Dr Dee, for those who don’t know, was a mathematician, philosopher, geographer, astrologer and spiritual advisor to Elizabeth I, no less. He essentially invented the notion of the British Empire.
A scene from Dr Dee at the Palace Theatre, Manchester Photo: Howard Barlow
It pays to make some effort to find out such biographical details before Damon Albarn strums one of his melancholic chords, because his new production, subtitled An English Opera, barely makes any effort to piece Dee’s remarkably full life together into a coherent narrative.
Instead, we’re left with a succession of quite beautiful scenes, both visually and musically, which hardly hang together but still, somehow, work as a breathtaking spectacle. Huge credit must go to set designer Stephen Higgins for this. His screens of corrugated paper are a neat device which work as projections, organic set changes and nods to Dee’s love of books.
And yet, perhaps too often, the eye wanders to Albarn, who somewhat off-puttingly peers down on proceedings from above, playing guitar, singing and mock-conducting.

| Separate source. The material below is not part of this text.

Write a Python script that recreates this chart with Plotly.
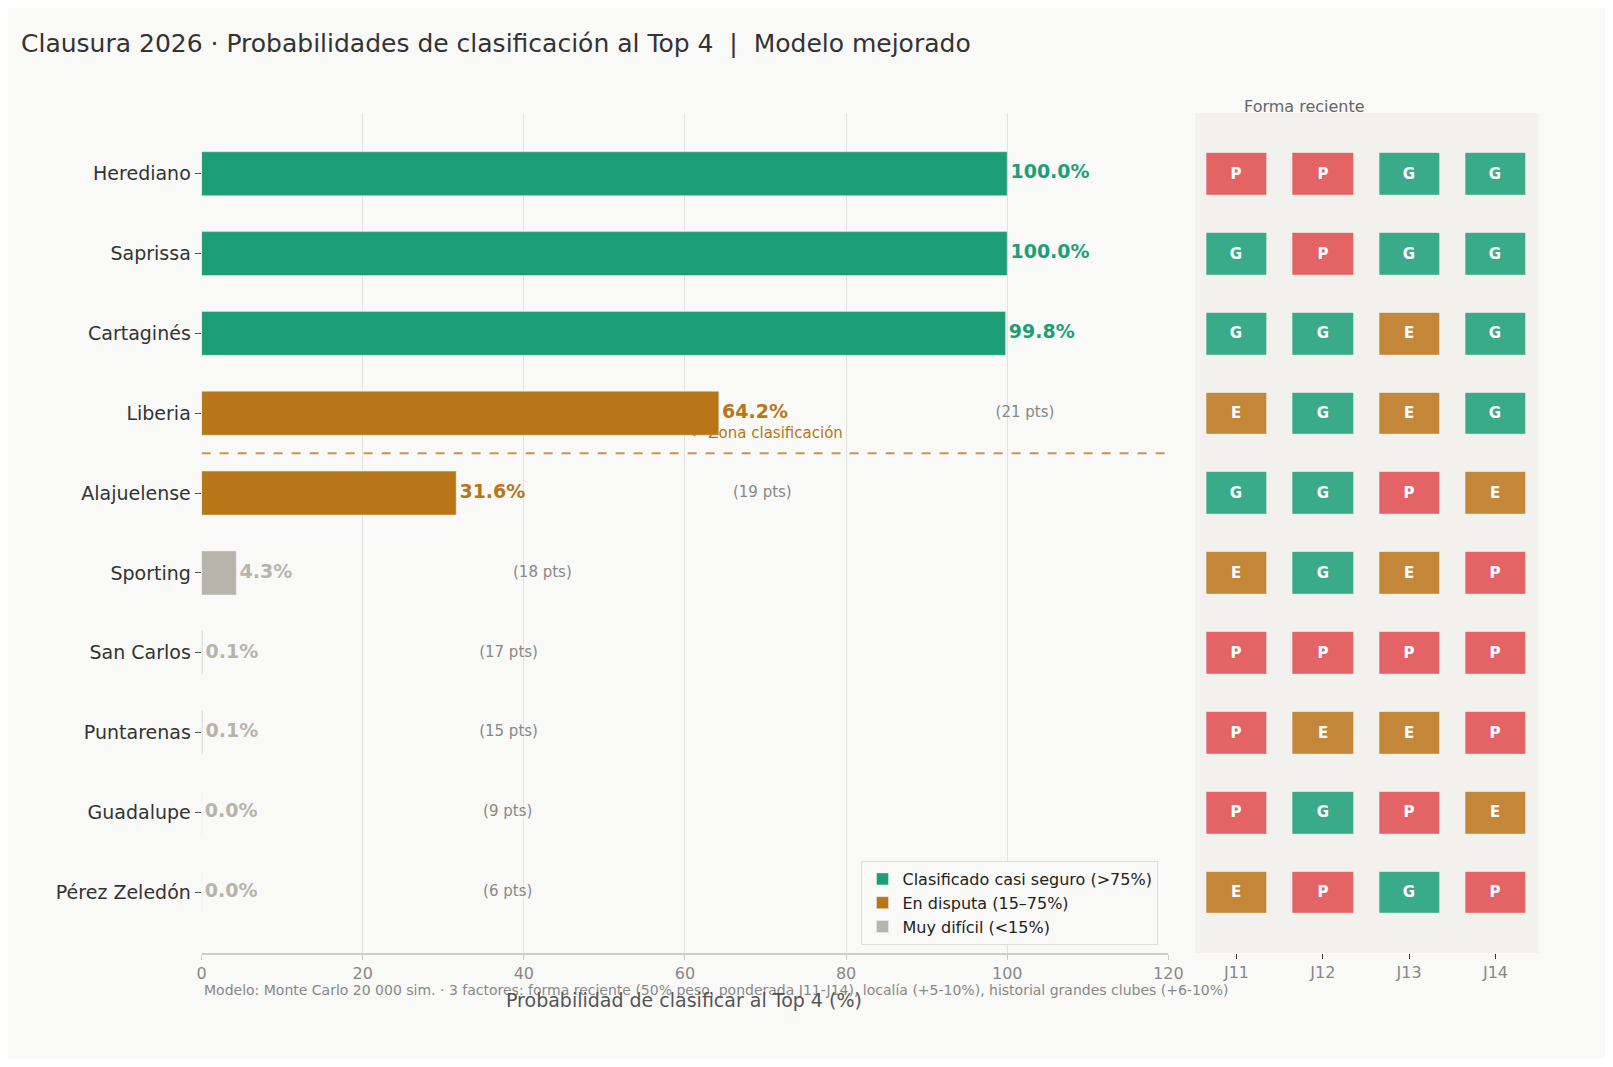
import plotly.graph_objects as go

teams = ['Herediano', 'Saprissa', 'Cartaginés', 'Liberia', 'Alajuelense', 'Sporting',
         'San Carlos', 'Puntarenas', 'Guadalupe', 'Pérez Zeledón']
prob = [100.0, 100.0, 99.8, 64.2, 31.6, 4.3, 0.1, 0.1, 0.0, 0.0]
pts = [None, None, None, 21, 19, 18, 17, 15, 9, 6]
forma = [['P', 'P', 'G', 'G'], ['G', 'P', 'G', 'G'], ['G', 'G', 'E', 'G'], ['E', 'G', 'E', 'G'],
         ['G', 'G', 'P', 'E'], ['E', 'G', 'E', 'P'], ['P', 'P', 'P', 'P'], ['P', 'E', 'E', 'P'],
         ['P', 'G', 'P', 'E'], ['E', 'P', 'G', 'P']]
jornadas = ['J11', 'J12', 'J13', 'J14']

GREEN, ORANGE, GRAY = '#1e9e77', '#b87617', '#b7b4ac'
W, H = 1597, 1051  # page adds an 8px body margin


def px(x):
    return (x - 8) / W


def py(y):
    return 1 - (y - 8) / H


def cat(p):
    return 'hi' if p > 75 else ('mid' if p >= 15 else 'lo')

groups = [('hi', 'Clasificado casi seguro (>75%)', GREEN),
          ('mid', 'En disputa (15–75%)', ORANGE),
          ('lo', 'Muy difícil (<15%)', GRAY)]
cmap = {g: c for g, _, c in groups}

fig = go.Figure()
for g, name, col in groups:
    idx = [i for i, p in enumerate(prob) if cat(p) == g]
    fig.add_trace(go.Bar(x=[prob[i] for i in idx], y=[teams[i] for i in idx], orientation='h',
                         name=name, marker_color=col, width=0.55))

fig.add_trace(go.Scatter(x=[p + 0.4 for p in prob], y=teams, mode='text',
                         text=[f'<b>{p:.1f}%</b>' for p in prob], textposition='middle right',
                         textfont=dict(size=19, color=[cmap[cat(p)] for p in prob]),
                         showlegend=False, hoverinfo='skip'))
pi = [i for i, p in enumerate(pts) if p is not None]
fig.add_trace(go.Scatter(x=[prob[i] + 38 for i in pi], y=[teams[i] for i in pi], mode='text',
                         text=[f'({pts[i]} pts)' for i in pi], textposition='middle center',
                         textfont=dict(size=15, color='#888'), showlegend=False, hoverinfo='skip'))

# forma reciente
code = {'G': 0, 'E': 1, 'P': 2}
fig.add_trace(go.Heatmap(z=[[code[r] for r in row] for row in forma], x=jornadas, y=teams,
                         text=forma, texttemplate='<b>%{text}</b>', textfont=dict(size=15, color='white'),
                         colorscale=[[0, '#3aab88'], [0.33, '#3aab88'], [0.34, '#c4873a'], [0.66, '#c4873a'],
                                     [0.67, '#e46466'], [1, '#e46466']],
                         zmin=0, zmax=2, showscale=False, xgap=26, ygap=38,
                         xaxis='x2', yaxis='y2', hoverinfo='skip'))

fig.add_shape(type='line', x0=0, x1=120, y0=3.5, y1=3.5, xref='x', yref='y',
              line=dict(color='#c8954a', width=2, dash='dash'))
fig.add_annotation(x=60.5, y=3.25, xref='x', yref='y', text='← Zona clasificación', showarrow=False,
                   xanchor='left', font=dict(size=15, color='#b87617'))

fig.add_annotation(x=px(14), y=py(27), xref='paper', yref='paper', xanchor='left',
                   text='Clausura 2026 · Probabilidades de clasificación al Top 4  |  Modelo mejorado',
                   showarrow=False, font=dict(size=25, color='#333'))
fig.add_annotation(x=px(1379), y=py(95), xref='paper', yref='paper', text='Forma reciente',
                   showarrow=False, font=dict(size=16, color='#666'))
fig.add_annotation(x=px(199), y=py(1000), xref='paper', yref='paper', xanchor='left',
                   text='Modelo: Monte Carlo 20 000 sim. · 3 factores: forma reciente (50% peso, ponderada J11-J14), '
                        'localía (+5-10%), historial grandes clubes (+6-10%)',
                   showarrow=False, font=dict(size=14, color='#888'))
fig.add_annotation(x=px(688), y=py(1013), xref='paper', yref='paper',
                   text='Probabilidad de clasificar al Top 4 (%)', showarrow=False,
                   font=dict(size=19, color='#555'))

fig.update_layout(
    width=W, height=H, margin=dict(l=0, r=0, t=0, b=0),
    paper_bgcolor='#f9f9f7', plot_bgcolor='#f9f9f7', barmode='overlay',
    font=dict(family='DejaVu Sans'),
    xaxis=dict(domain=[px(199), px(1178)], range=[0, 120], dtick=20, showgrid=True,
               gridcolor='#e2e2e2', zeroline=False, showline=True, linecolor='#ccc', linewidth=2,
               ticks='outside', tickcolor='#ccc', tickfont=dict(size=16, color='#888')),
    yaxis=dict(domain=[py(953), py(113)], categoryorder='array', categoryarray=teams,
               range=[9.76, -0.76], ticks='outside', tickcolor='#555', ticklen=6,
               tickfont=dict(size=19, color='#333'), showline=False, showgrid=False),
    xaxis2=dict(domain=[px(1205), px(1553)], range=[-0.48, 3.5], anchor='y2', ticks='outside',
                tickcolor='#333', showgrid=False, zeroline=False, tickfont=dict(size=16, color='#888')),
    yaxis2=dict(domain=[py(953), py(113)], anchor='x2', categoryorder='array',
                categoryarray=teams, range=[9.76, -0.76], showticklabels=False, showgrid=False,
                zeroline=False),
    legend=dict(x=px(1168), y=py(945), xanchor='right', yanchor='bottom',
                bgcolor='#f9f9f7', bordercolor='#ddd', borderwidth=1, font=dict(size=16, color='#222')),
)
fig.add_shape(type='rect', xref='paper', yref='paper', x0=px(1205), x1=px(1553),
              y0=py(953), y1=py(113), fillcolor='#f2f1ee', line_width=0, layer='below')

fig.write_html('out.html')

For all the drama on stage - and there is plenty of it - the decision to have the lead character almost mute is a mistake. From his body language alone, Bertie Cavell looks like he would be an intriguing Dee, but because we never really get the chance to know him, it’s impossible to lament his downfall.
This is a shame really, because Albarn and Norris have created a piece which is rich in invention, imagery and imagination. The combination of the BBC Philharmonic and Albarn’s eclectic band works wonderfully. It just lacks a human heart - which could easily be rectified by the time it helps launch the London 2012 Festival next year.